The request -> In the entries below, which lines run from the one containing "Give me the TikZ source for this diagram." to the one containing "(0,0) rectangle (1348,946);"? Copy exactly those lines, ends included, and no others.
— start of Given information —
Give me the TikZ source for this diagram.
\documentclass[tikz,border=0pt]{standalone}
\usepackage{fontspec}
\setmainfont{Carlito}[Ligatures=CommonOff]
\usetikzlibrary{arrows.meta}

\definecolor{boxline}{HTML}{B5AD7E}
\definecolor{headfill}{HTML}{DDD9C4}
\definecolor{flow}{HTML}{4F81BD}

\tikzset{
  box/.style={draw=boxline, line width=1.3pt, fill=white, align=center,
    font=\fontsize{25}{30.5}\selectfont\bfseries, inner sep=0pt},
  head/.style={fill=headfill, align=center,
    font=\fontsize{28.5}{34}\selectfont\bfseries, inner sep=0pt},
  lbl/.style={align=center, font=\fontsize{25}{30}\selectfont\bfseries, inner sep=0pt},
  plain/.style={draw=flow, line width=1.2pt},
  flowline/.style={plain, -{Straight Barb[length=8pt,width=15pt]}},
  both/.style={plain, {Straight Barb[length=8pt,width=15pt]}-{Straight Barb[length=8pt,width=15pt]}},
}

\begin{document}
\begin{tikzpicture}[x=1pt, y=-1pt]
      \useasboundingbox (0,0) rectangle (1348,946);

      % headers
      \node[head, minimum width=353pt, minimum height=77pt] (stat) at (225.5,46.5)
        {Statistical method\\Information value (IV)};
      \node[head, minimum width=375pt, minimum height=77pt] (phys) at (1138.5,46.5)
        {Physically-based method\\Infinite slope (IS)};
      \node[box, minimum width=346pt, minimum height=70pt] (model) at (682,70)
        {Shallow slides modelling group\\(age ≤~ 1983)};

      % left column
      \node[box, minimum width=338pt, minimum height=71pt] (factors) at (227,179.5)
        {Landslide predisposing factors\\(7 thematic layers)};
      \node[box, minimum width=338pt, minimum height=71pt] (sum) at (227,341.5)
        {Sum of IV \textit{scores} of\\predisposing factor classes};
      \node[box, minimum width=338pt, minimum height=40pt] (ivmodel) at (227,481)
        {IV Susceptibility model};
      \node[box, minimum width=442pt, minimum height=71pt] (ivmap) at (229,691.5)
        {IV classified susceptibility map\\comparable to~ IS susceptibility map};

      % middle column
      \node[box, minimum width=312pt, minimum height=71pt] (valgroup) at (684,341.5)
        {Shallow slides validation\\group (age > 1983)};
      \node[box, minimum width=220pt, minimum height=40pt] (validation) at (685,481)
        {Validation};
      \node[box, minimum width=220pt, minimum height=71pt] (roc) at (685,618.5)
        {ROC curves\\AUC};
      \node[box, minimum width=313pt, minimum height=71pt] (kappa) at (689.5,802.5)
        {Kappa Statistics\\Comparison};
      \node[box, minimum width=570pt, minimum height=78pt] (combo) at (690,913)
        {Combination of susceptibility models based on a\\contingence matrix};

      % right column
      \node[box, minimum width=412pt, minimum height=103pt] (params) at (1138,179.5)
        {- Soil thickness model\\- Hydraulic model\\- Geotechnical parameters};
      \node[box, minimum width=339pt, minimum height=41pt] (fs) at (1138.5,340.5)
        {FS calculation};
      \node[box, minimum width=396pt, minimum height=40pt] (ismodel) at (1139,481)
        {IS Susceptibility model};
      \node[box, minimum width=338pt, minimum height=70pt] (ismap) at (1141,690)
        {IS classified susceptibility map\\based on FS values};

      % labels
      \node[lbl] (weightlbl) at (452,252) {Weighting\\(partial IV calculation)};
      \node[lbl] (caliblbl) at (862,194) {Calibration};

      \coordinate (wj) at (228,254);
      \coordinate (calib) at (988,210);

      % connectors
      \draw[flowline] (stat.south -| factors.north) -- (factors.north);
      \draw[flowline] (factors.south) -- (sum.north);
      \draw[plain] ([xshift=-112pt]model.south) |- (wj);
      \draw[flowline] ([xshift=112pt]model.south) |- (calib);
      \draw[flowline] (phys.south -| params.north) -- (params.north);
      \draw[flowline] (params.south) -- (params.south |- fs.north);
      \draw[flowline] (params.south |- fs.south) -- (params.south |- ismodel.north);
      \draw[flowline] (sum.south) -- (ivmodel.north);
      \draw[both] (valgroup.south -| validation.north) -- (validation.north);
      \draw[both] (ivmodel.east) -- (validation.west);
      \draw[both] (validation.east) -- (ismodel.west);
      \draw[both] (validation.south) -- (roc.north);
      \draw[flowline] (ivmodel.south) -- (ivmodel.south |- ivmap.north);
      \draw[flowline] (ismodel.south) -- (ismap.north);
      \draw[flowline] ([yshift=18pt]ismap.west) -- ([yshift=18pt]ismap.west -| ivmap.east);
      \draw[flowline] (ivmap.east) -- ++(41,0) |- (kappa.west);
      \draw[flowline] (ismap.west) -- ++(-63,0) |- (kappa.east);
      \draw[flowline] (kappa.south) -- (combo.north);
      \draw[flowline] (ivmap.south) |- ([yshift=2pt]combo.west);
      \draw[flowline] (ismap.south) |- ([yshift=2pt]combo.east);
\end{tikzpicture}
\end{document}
— end of Given information —
— start of Given information —
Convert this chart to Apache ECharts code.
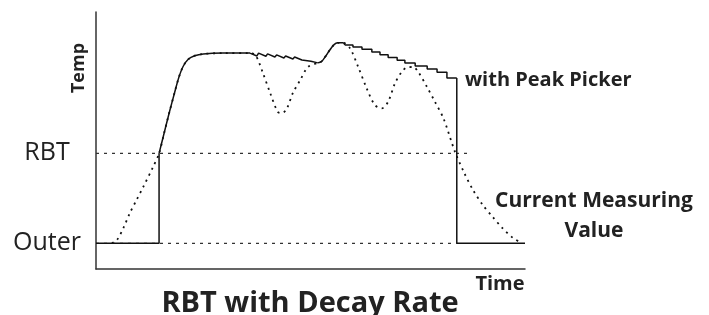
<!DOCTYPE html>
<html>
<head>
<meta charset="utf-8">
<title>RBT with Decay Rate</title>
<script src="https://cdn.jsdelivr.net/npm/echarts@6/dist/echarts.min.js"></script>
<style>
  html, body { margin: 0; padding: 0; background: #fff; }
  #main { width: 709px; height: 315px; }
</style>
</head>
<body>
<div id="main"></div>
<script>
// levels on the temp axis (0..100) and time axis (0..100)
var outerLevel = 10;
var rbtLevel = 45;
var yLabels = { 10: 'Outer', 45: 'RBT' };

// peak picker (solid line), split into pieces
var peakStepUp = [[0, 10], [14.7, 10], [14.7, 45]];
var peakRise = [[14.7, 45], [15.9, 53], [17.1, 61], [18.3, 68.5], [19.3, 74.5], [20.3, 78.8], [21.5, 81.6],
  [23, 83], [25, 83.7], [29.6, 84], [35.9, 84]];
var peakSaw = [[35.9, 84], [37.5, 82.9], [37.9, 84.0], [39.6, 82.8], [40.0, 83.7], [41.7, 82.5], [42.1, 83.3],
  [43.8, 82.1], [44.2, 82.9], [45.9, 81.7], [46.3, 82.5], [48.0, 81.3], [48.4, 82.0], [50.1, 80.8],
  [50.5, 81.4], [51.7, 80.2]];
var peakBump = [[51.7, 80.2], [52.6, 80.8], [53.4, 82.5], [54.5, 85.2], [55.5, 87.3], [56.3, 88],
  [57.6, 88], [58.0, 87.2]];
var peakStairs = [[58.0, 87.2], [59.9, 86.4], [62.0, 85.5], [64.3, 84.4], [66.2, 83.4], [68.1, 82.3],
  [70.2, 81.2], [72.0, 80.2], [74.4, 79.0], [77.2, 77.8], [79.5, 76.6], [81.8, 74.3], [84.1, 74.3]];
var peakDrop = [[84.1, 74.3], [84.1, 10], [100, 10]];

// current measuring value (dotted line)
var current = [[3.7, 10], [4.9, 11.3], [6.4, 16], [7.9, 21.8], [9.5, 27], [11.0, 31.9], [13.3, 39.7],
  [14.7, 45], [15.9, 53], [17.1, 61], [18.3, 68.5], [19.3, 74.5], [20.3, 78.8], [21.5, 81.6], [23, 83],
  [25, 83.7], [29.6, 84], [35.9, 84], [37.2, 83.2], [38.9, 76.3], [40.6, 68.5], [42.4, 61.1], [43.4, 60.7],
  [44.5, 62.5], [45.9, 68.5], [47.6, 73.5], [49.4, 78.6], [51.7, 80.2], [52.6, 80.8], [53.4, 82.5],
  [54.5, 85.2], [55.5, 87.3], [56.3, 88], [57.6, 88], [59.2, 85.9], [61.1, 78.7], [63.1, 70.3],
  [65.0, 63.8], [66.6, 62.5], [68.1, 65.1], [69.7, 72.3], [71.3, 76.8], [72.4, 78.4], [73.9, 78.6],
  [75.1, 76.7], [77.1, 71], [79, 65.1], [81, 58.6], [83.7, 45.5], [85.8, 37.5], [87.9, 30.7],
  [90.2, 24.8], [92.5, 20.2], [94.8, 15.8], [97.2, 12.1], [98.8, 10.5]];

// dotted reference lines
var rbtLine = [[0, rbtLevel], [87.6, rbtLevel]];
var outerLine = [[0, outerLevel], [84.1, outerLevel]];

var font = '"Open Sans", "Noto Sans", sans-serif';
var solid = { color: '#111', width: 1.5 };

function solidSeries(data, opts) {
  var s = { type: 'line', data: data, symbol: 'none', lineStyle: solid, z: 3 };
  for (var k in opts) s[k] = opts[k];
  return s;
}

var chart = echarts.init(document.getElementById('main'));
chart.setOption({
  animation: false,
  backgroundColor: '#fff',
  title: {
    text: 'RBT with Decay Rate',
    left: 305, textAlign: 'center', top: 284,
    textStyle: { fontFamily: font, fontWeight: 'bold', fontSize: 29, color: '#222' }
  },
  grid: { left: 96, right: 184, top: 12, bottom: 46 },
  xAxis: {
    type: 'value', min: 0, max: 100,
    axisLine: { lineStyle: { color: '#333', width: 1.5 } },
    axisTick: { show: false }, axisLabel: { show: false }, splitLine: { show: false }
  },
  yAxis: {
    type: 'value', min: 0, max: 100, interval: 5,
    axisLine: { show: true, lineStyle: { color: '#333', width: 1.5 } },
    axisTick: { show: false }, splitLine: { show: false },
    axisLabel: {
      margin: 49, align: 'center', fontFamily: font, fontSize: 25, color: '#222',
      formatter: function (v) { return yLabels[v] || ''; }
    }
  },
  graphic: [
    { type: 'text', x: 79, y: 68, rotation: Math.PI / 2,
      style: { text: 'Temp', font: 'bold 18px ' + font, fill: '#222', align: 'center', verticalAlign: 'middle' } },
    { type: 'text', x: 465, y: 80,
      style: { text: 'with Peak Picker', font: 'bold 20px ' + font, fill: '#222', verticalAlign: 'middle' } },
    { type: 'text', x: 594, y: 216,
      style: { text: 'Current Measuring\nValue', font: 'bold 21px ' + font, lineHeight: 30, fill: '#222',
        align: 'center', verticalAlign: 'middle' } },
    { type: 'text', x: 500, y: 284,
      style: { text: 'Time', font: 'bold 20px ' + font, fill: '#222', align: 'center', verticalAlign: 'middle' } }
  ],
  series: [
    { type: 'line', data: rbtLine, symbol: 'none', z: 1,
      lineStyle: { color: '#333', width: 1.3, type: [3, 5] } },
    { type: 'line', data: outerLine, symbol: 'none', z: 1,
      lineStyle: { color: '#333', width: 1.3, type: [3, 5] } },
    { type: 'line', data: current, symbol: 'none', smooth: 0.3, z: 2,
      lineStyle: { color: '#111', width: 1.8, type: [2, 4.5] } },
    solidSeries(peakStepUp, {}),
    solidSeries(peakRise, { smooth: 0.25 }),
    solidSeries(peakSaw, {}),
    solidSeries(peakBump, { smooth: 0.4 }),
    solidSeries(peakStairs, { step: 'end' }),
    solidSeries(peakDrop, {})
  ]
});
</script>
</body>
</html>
— end of Given information —
— start of Given information —
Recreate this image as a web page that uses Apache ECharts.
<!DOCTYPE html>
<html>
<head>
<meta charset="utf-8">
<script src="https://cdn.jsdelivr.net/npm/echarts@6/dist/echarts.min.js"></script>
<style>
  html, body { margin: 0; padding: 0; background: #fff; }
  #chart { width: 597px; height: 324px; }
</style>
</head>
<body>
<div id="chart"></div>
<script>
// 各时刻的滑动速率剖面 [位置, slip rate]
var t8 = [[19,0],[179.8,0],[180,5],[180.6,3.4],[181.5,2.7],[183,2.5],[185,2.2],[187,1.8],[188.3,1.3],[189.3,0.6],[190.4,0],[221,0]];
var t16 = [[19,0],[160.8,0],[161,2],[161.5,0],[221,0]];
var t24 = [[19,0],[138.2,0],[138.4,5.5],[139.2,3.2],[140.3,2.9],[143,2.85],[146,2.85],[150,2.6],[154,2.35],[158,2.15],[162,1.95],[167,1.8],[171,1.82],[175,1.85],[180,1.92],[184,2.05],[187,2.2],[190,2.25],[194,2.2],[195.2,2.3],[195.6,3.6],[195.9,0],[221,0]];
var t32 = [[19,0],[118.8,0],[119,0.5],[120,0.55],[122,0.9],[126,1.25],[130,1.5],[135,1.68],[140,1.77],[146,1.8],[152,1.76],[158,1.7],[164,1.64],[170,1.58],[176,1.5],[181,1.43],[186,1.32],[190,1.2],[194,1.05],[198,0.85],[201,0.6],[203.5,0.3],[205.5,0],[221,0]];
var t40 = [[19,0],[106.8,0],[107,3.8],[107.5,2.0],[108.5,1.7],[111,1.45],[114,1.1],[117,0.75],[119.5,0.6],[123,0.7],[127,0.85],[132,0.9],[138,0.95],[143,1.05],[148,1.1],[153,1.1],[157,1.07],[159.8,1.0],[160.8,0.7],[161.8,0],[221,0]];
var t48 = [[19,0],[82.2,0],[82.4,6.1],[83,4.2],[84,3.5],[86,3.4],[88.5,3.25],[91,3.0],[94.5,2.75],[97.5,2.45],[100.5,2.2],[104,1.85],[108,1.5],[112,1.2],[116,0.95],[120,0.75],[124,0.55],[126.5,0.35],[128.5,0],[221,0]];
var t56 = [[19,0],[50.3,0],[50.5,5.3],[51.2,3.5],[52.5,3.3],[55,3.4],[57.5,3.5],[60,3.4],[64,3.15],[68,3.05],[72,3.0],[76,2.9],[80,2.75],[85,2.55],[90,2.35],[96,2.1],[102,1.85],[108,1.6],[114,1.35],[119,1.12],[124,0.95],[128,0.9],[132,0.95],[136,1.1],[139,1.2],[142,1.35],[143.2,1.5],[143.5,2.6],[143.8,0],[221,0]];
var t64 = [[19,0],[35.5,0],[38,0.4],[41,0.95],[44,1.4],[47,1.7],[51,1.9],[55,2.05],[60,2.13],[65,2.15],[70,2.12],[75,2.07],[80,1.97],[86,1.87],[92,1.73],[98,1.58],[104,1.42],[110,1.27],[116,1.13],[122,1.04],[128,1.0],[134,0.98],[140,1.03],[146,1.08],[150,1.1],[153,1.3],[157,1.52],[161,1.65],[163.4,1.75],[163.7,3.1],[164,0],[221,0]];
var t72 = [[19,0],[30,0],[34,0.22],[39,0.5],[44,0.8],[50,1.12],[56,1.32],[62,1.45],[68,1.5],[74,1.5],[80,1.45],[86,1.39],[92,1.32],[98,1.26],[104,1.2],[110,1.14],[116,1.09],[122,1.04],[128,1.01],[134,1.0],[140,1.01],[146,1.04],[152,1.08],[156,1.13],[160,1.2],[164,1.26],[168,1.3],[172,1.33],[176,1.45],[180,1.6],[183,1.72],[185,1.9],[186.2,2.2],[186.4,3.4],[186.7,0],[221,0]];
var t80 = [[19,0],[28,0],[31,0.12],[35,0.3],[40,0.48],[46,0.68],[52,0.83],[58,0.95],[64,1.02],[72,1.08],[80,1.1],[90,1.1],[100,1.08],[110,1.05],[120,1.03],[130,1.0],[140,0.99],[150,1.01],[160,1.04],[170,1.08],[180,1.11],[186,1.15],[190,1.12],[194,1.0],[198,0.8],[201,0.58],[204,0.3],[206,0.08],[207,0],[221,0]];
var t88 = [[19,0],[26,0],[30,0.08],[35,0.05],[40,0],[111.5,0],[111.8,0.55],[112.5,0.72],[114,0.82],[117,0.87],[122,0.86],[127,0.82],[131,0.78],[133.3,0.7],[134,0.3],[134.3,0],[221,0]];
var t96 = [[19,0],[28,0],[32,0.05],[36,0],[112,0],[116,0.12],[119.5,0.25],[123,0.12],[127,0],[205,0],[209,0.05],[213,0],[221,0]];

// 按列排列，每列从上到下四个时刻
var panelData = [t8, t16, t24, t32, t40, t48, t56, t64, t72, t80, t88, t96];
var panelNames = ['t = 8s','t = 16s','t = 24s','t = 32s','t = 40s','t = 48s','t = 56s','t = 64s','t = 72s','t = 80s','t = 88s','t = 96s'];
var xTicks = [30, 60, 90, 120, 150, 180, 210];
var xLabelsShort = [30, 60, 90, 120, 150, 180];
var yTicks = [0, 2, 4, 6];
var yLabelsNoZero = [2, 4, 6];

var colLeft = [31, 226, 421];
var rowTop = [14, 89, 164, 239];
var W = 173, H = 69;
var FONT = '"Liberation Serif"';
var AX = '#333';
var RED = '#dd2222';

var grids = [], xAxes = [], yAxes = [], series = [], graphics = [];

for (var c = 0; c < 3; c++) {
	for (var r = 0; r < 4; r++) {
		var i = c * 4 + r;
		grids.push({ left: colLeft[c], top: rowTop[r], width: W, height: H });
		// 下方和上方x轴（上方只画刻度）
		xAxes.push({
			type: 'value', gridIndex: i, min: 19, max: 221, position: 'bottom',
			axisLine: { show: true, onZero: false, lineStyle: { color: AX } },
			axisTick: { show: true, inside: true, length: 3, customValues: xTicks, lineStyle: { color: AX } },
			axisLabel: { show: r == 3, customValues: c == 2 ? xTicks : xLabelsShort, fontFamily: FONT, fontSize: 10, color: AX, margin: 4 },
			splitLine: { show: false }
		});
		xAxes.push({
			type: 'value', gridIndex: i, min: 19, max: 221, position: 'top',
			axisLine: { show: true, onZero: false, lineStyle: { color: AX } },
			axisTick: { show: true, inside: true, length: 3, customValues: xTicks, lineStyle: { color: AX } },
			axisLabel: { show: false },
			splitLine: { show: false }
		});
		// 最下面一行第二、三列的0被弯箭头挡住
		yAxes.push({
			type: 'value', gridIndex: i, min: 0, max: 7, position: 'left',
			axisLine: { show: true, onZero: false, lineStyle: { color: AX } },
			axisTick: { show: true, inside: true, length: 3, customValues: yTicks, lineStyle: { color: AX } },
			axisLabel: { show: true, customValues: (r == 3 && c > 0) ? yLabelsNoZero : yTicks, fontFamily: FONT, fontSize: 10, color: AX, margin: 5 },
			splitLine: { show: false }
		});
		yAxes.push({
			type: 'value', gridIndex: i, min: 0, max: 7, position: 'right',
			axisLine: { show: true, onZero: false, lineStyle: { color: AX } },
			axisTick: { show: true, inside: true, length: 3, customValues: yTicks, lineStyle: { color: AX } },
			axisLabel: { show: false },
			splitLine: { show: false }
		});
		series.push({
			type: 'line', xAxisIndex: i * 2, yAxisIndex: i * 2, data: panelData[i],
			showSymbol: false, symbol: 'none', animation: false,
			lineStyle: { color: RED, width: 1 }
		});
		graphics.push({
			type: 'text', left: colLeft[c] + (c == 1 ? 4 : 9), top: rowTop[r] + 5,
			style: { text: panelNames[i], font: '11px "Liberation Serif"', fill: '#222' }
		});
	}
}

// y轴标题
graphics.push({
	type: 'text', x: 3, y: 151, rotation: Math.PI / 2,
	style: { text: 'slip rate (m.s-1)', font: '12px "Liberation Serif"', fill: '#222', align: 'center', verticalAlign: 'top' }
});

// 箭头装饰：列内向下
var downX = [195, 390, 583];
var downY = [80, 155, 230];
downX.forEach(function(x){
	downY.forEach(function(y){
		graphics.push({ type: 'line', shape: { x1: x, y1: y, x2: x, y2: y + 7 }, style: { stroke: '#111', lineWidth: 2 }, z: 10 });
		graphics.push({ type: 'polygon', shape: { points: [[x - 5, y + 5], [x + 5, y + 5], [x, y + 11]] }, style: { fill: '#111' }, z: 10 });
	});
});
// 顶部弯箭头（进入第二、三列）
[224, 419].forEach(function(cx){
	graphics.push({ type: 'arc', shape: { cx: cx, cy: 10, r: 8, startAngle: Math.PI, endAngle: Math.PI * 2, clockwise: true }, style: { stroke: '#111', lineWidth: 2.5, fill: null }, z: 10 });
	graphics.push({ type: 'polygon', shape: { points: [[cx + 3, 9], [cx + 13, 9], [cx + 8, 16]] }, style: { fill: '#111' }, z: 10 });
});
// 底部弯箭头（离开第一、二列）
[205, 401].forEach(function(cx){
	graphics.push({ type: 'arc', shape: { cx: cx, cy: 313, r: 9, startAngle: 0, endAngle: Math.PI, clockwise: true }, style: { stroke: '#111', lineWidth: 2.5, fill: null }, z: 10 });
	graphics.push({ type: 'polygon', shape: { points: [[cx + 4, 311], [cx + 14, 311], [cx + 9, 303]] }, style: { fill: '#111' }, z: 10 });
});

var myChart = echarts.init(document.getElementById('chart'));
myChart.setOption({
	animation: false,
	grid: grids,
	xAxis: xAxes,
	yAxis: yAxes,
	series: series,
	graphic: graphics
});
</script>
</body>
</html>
— end of Given information —
Response to the exercise ->
Give me the TikZ source for this diagram.
\documentclass[tikz,border=0pt]{standalone}
\usepackage{fontspec}
\setmainfont{Carlito}[Ligatures=CommonOff]
\usetikzlibrary{arrows.meta}

\definecolor{boxline}{HTML}{B5AD7E}
\definecolor{headfill}{HTML}{DDD9C4}
\definecolor{flow}{HTML}{4F81BD}

\tikzset{
  box/.style={draw=boxline, line width=1.3pt, fill=white, align=center,
    font=\fontsize{25}{30.5}\selectfont\bfseries, inner sep=0pt},
  head/.style={fill=headfill, align=center,
    font=\fontsize{28.5}{34}\selectfont\bfseries, inner sep=0pt},
  lbl/.style={align=center, font=\fontsize{25}{30}\selectfont\bfseries, inner sep=0pt},
  plain/.style={draw=flow, line width=1.2pt},
  flowline/.style={plain, -{Straight Barb[length=8pt,width=15pt]}},
  both/.style={plain, {Straight Barb[length=8pt,width=15pt]}-{Straight Barb[length=8pt,width=15pt]}},
}

\begin{document}
\begin{tikzpicture}[x=1pt, y=-1pt]
      \useasboundingbox (0,0) rectangle (1348,946);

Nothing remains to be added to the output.